Leaving out the pictures, please retype each record exactly.
#####
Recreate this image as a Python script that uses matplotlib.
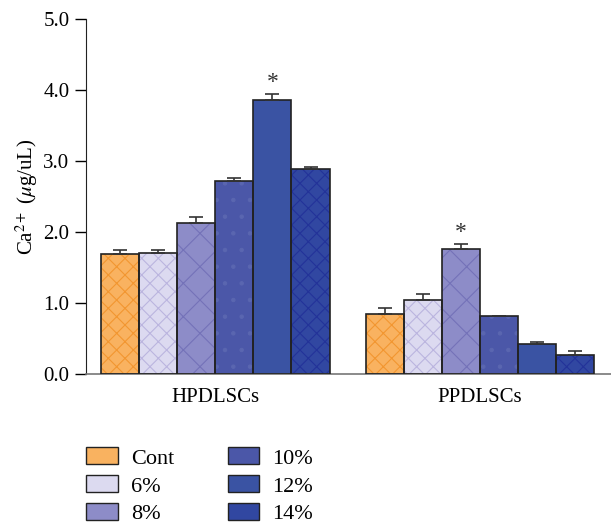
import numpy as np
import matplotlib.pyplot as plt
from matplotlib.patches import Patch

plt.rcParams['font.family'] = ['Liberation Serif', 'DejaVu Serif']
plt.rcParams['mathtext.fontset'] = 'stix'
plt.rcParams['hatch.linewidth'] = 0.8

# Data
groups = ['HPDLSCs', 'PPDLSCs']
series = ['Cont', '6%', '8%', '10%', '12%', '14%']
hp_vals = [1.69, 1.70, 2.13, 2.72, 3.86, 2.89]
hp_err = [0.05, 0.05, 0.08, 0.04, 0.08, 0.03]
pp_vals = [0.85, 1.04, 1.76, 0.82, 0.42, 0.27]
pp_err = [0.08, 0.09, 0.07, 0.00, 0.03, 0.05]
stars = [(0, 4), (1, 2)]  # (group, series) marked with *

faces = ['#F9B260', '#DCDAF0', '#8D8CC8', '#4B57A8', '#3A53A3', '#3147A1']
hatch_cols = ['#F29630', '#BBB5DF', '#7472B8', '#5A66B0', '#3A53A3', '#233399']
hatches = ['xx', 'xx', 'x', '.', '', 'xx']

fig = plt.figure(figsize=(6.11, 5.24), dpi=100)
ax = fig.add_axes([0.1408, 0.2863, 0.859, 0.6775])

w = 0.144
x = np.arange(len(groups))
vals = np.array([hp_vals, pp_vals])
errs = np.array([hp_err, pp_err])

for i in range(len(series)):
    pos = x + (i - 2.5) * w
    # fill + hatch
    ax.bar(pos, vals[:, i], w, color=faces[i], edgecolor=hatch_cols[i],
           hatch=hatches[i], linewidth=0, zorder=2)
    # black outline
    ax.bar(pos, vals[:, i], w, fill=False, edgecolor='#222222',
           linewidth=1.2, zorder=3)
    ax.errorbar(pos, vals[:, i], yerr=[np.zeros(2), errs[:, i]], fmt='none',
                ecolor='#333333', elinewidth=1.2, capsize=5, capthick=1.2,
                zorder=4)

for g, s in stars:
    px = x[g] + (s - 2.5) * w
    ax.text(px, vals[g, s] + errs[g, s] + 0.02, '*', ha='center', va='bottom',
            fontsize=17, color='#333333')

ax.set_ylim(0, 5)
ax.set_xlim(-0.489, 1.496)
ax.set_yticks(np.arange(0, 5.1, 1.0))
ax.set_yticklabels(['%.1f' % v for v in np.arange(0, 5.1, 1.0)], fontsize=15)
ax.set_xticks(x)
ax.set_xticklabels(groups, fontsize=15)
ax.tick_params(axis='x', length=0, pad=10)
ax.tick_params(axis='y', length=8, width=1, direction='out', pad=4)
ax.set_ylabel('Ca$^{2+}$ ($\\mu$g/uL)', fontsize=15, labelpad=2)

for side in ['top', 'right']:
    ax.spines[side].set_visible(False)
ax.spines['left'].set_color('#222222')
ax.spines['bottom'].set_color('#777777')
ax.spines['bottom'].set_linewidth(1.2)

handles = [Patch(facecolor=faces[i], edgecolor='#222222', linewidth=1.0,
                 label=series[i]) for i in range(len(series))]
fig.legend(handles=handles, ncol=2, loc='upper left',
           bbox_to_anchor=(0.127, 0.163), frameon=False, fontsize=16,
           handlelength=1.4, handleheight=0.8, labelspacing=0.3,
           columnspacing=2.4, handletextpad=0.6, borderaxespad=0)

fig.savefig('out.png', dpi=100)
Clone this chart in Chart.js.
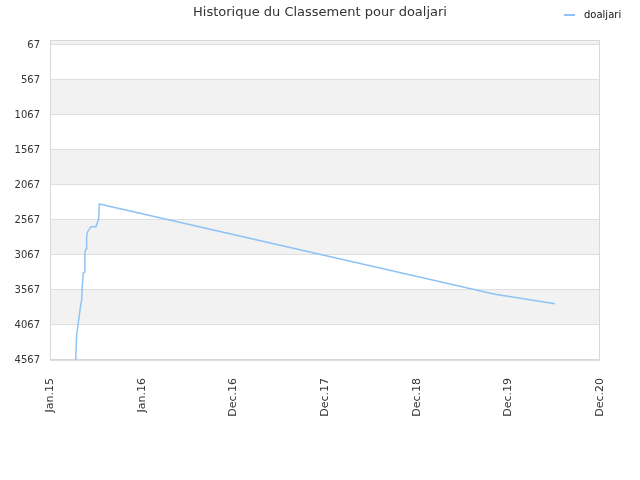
#####
RESULT:
Recreate this image as a Python script that uses matplotlib.
import numpy as np
import matplotlib.pyplot as plt
from matplotlib.patches import Patch

plt.rcParams['font.family'] = ['Liberation Serif', 'DejaVu Serif']
plt.rcParams['mathtext.fontset'] = 'stix'
plt.rcParams['hatch.linewidth'] = 0.8

# Data
groups = ['HPDLSCs', 'PPDLSCs']
series = ['Cont', '6%', '8%', '10%', '12%', '14%']
hp_vals = [1.69, 1.70, 2.13, 2.72, 3.86, 2.89]
hp_err = [0.05, 0.05, 0.08, 0.04, 0.08, 0.03]
pp_vals = [0.85, 1.04, 1.76, 0.82, 0.42, 0.27]
pp_err = [0.08, 0.09, 0.07, 0.00, 0.03, 0.05]
stars = [(0, 4), (1, 2)]  # (group, series) marked with *

faces = ['#F9B260', '#DCDAF0', '#8D8CC8', '#4B57A8', '#3A53A3', '#3147A1']
hatch_cols = ['#F29630', '#BBB5DF', '#7472B8', '#5A66B0', '#3A53A3', '#233399']
hatches = ['xx', 'xx', 'x', '.', '', 'xx']

fig = plt.figure(figsize=(6.11, 5.24), dpi=100)
ax = fig.add_axes([0.1408, 0.2863, 0.859, 0.6775])

w = 0.144
x = np.arange(len(groups))
vals = np.array([hp_vals, pp_vals])
errs = np.array([hp_err, pp_err])

for i in range(len(series)):
    pos = x + (i - 2.5) * w
    # fill + hatch
    ax.bar(pos, vals[:, i], w, color=faces[i], edgecolor=hatch_cols[i],
           hatch=hatches[i], linewidth=0, zorder=2)
    # black outline
    ax.bar(pos, vals[:, i], w, fill=False, edgecolor='#222222',
           linewidth=1.2, zorder=3)
    ax.errorbar(pos, vals[:, i], yerr=[np.zeros(2), errs[:, i]], fmt='none',
                ecolor='#333333', elinewidth=1.2, capsize=5, capthick=1.2,
                zorder=4)

for g, s in stars:
    px = x[g] + (s - 2.5) * w
    ax.text(px, vals[g, s] + errs[g, s] + 0.02, '*', ha='center', va='bottom',
            fontsize=17, color='#333333')

ax.set_ylim(0, 5)
ax.set_xlim(-0.489, 1.496)
ax.set_yticks(np.arange(0, 5.1, 1.0))
ax.set_yticklabels(['%.1f' % v for v in np.arange(0, 5.1, 1.0)], fontsize=15)
ax.set_xticks(x)
ax.set_xticklabels(groups, fontsize=15)
ax.tick_params(axis='x', length=0, pad=10)
ax.tick_params(axis='y', length=8, width=1, direction='out', pad=4)
ax.set_ylabel('Ca$^{2+}$ ($\\mu$g/uL)', fontsize=15, labelpad=2)

for side in ['top', 'right']:
    ax.spines[side].set_visible(False)
ax.spines['left'].set_color('#222222')
ax.spines['bottom'].set_color('#777777')
ax.spines['bottom'].set_linewidth(1.2)

handles = [Patch(facecolor=faces[i], edgecolor='#222222', linewidth=1.0,
                 label=series[i]) for i in range(len(series))]
fig.legend(handles=handles, ncol=2, loc='upper left',
           bbox_to_anchor=(0.127, 0.163), frameon=False, fontsize=16,
           handlelength=1.4, handleheight=0.8, labelspacing=0.3,
           columnspacing=2.4, handletextpad=0.6, borderaxespad=0)

fig.savefig('out.png', dpi=100)
Clone this chart in Chart.js.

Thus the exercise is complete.